Beatrice Manetti / La Repubblica Firenze

Metafisica e cronaca nera. A pensarli insieme vengono in mente gli asparagi e l'immortalità dell'anima di Achille Campanile. Ma a farli incontrare, con evidente giovamento reciproco, ci è riuscito Ross McElwee in The six o'clock news, uno dei documentari più avvincenti, per quanto appesantito da qualche inutile lungaggine, presentati in concorso nella quarta giornata del Festival dei Popoli. Da anni McElwee gira documentari che lui stesso insiste a definire autobiografici.
Si tratta in realtà, e fortunatamente, di un autobiografismo che guarda molto oltre la circonferenza dell'ombelico dell'autore. E anche se in questo caso lo spunto è offerto da una contingenza familiare -la nascita del primo figlio, che costringe il regista a passare più tempo a casa e inevitabilmente a cibarsi di tv – da un caso personalissimo e per niente sorprendente di videodipendenza l'orizzonte si allarga ben presto su altre curiosità.
è il notiziario delle sei, col suo convulso repertorio di catastrofi naturali e tragedie premeditate, ad innescare la prima domanda: che fine fanno le persone e i luoghi saliti per un attimo alla ribalta delle cronache tv, quando le telecamere li lasciano? La risposta, come accade spesso nella buona letteratura americana, è ancora una volta «on the road». Ma lungo il suo viaggio, tra un pomeriggio passato con le vittime di un tornado e la festa di compleanno di un operaio salvadoregno miracolosamente sopravvissuto al crollo di un garage durante un terremoto, altre questioni incombono. Dove è il confine tra casualità e fatalità nel tiro di dadi che devasta una casa e risparmia quella accanto? E cosa significa che una notizia è vera, quando i canali televisivi americani straripano di ricostruzioni in studio di fatti di cronaca «realmente» accaduti? Sono le due ossessioni che implicitamente attraversano e scandiscono il viaggio di McElwee alla ricerca di ciò che sta «dopo la notizia»: quella tipicamente americana per l 'ordine e il controllo del mondo, che neanche Dio sembra più avere, e quella del regista per l'ambiguità sostanziale della propria opera, fedele a una realtà che non è mai una sola, ma che nasce e si manifesta da subito in versioni multiple. Il tutto senza sentenziosità né pedanteria, lasciando emergere la riflessione direttamente dalle storie dei suoi interlocutori, e intrecciando con sorprendente equilibrio reportage di cronaca, minimalismo narrativo, massimi sistemi e lievissima ironia.

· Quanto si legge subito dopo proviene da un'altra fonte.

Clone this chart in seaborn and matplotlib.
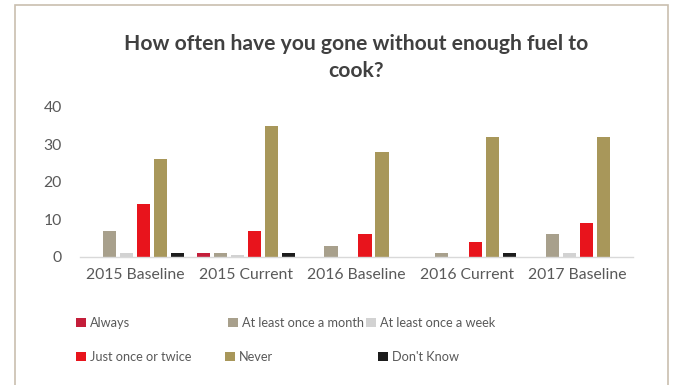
import matplotlib
matplotlib.use("Agg")
import matplotlib.pyplot as plt
from matplotlib.patches import Rectangle, Patch
import seaborn as sns
import pandas as pd

periods = ["2015 Baseline", "2015 Current", "2016 Baseline", "2016 Current", "2017 Baseline"]
responses = ["Always", "At least once a month", "At least once a week",
             "Just once or twice", "Never", "Don't Know"]

always = [0, 1, 0, 0, 0]
once_a_month = [7, 1, 3, 1, 6]
once_a_week = [1, 0.5, 0, 0, 1]
once_or_twice = [14, 7, 6, 4, 9]
never = [26, 35, 28, 32, 32]
dont_know = [1, 1, 0, 1, 0]

colors = ["#C41E3A", "#A8A08C", "#D2D2D2", "#E8141C", "#A8975A", "#1C1C1C"]

series = [always, once_a_month, once_a_week, once_or_twice, never, dont_know]
rows = []
for resp, vals in zip(responses, series):
    for p, v in zip(periods, vals):
        rows.append({"period": p, "response": resp, "value": v})
df = pd.DataFrame(rows)

sns.set_theme(style="white")
plt.rcParams["font.family"] = ["Lato", "DejaVu Sans"]

W, H = 675, 385
fig = plt.figure(figsize=(W / 100, H / 100), dpi=100)
ax = fig.add_axes([0.1185, 0.3325, 0.8193, 0.3896])

sns.barplot(data=df, x="period", y="value", hue="response", order=periods,
            hue_order=responses, palette=colors, width=0.92, gap=0.22,
            linewidth=0, saturation=1, ax=ax, legend=False)

ax.set_ylim(0, 40)
ax.set_xlim(-0.5, 4.5)
ax.set_yticks([0, 10, 20, 30, 40])
ax.set_xlabel("")
ax.set_ylabel("")
for s in ["top", "right", "left"]:
    ax.spines[s].set_visible(False)
ax.spines["bottom"].set_color("#D9D9D9")
ax.spines["bottom"].set_linewidth(1.0)
ax.tick_params(axis="both", length=0, labelsize=11.3, colors="#595959")
ax.tick_params(axis="y", pad=13)
ax.tick_params(axis="x", pad=8)

fig.text(0.527, 0.85, "How often have you gone without enough fuel to\ncook?",
         ha="center", va="center", fontsize=15.2, fontweight="bold",
         color="#404040", linespacing=1.45)

# one legend entry per slot, two rows of three
entries = [
    (0, 76, 323), (1, 228, 323), (2, 366, 323),
    (3, 76, 357), (4, 225, 357), (5, 378, 357),
]
for idx, px, py in entries:
    fig.legend([Patch(facecolor=colors[idx], edgecolor="none")], [responses[idx]],
               loc="center left", bbox_to_anchor=(px / W, 1 - py / H),
               frameon=False, fontsize=9.2, labelcolor="#595959",
               handlelength=0.8, handleheight=0.8, handletextpad=0.3,
               borderaxespad=0, borderpad=0)

# outer chart border
fig.patches.append(Rectangle((15 / W, -0.05), (668 - 15) / W, 1.05 - 5 / H,
                             transform=fig.transFigure, fill=False,
                             edgecolor="#C9BFAF", linewidth=1.2))

fig.savefig("out.png", dpi=100, facecolor="white")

Se McElwee ci fa viaggiare per due ore, e senza noia, sulla sua macchina di «easy rider» con la filosofia sul portapacchi, Daniele Segre condensa cinquant'anni di storia italiana nella platea del cinema Novecento di Cavriago, Emilia Romagna. In posa contro i fondali iperrealisti del suo Pareven furmighi, un gruppo di anziani del paese racconta lo sforzo collettivo per costruire la sala negli anni dell'immediato dopoguerra. Fatica di mani, i mattoni comprati uno alla volta con i risparmi della settimana, le gite in bicicletta per prendere la ghiaia, i ricordi delle prime proiezioni. «Tutti parteciparono – racconta un vecchio comunista – anche i democristiani e i cattolici. Per noi fu il segno della riconciliazione». La guerra di liberazione e il Gassman di Riso amaro, la tolleranza reciproca nei conflitti politici e i primi passi di boogie. Come in un Nuovo cinema paradiso che diffida di stucchevolezze nostalgiche, Daniele Segre racconta – sono parole sue – «la parte migliore dell'Italia, quella capace di assumersi delle responsabilità». Anche la responsabilità di regalarsi un sogno, mattone su mattone.